A little glimpse at history
The term ‘sensemaking’, was originally introduced to organizational studies by the social psychologist, Karl E. Weick in the 1970s, as the process by which people give meaning to experience. In other words, how do we make sense of the world so we can act in it in a transformative way.
Dr Malika Virah-Sawmy, Co-Founder
As a child, my dream was to talk to animals and trees. I left home at 18 to be in the forest and worked as a park ranger, first in Mauritius, my own island, then Seychelles, New Zealand and Madagascar. I headed the conservation programme of WWF Madagascar for several years. No one working in the sustainability sector had learnt to talk to the trees and animals, nor to indigenous cultures, I discovered then.
To get closer to my dream, I did my PhD in human-nature conflicts at the University of Oxford. I wanted to learn the minimum standard of sustainability, that is to reduce conflict especially in the agriculture and mining sector. After my PhD, I worked for 15 years in international development, sustainable production and consumption, natural resource management, and climate adaptation, as a sustainability practitioner and systems scientist across the world from Asia, Australia, Africa to South America.
A few years ago, I listened to my original dream again and now founded Sensemakers Collective to support facilitation of systems change bringing mindfulness, embodiment, systems science, and ancestral wisdom in decision making. I'm still learning - not perhaps to talk to nature but to listen to it more.
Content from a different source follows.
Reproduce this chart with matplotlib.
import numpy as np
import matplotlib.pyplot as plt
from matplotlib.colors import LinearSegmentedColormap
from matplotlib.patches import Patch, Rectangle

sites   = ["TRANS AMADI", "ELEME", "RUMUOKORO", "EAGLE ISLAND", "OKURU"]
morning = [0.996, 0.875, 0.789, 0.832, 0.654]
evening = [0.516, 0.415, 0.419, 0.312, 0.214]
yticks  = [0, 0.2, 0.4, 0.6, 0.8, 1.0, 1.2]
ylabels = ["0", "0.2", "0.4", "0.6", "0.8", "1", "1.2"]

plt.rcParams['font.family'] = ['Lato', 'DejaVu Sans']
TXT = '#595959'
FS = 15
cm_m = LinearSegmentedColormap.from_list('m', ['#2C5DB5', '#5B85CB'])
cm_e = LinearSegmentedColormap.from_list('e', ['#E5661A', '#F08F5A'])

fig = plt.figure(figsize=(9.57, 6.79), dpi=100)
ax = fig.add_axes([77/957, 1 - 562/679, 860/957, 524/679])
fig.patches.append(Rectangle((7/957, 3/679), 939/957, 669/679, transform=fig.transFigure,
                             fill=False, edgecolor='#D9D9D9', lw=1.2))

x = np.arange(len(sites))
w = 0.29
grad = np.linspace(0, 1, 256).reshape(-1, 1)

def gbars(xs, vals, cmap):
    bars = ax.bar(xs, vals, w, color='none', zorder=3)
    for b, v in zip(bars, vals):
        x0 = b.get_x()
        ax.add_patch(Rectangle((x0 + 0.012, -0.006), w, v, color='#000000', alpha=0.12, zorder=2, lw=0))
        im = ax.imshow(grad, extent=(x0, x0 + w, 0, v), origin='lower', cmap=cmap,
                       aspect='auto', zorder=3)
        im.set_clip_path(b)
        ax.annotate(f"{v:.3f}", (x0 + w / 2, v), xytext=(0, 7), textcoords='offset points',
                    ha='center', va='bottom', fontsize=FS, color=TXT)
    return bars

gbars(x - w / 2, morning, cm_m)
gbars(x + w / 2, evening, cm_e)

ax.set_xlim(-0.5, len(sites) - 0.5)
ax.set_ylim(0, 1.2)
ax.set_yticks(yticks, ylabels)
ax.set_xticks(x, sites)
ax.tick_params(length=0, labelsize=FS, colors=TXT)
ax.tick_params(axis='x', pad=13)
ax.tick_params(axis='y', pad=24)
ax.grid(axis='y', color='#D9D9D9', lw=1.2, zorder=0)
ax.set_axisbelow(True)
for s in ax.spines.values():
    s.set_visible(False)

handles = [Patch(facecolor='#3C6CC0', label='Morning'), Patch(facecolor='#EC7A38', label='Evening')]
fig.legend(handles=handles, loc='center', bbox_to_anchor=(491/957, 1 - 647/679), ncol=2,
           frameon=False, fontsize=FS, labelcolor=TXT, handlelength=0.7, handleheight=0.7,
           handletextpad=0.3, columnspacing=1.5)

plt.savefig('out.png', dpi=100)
Pierre Golbach, MA & MSc, Co-Founder
After having started my career in the European Institutions, German development cooperation and several years of creating peer-learning environments for international and public sector organisations, I was struck by so much motivation, competence and good intentions of the people I worked with.
How could this treasure be better harvested to actually create a world in which organisations strive as effective and living systems with human beings living up to their full potential, in which we are not afraid of swarm intelligence, but tap into collective intelligence to shape shared values and a shared vision for our world?
Being in love with bold questions, I also am with putting steps one after another until you have walked a beautiful and ambitious hiking trail which - looked at as a whole - might have seemed overwhelming.
This is why, I started to open my senses to participatory and iterative approaches, that would be both bold enough to break down and understand complexities through collective intelligence and to take collective action - whatever the size of the first steps.
On this journey, I could also reconnect to many things that I have learned through theatre play, dancing and many conversations with my family and friends: the gist being that emotional and intuitive intelligence are equally meaningful and valuable as our cognitive abilities when it comes to how we approach and make sense of the world.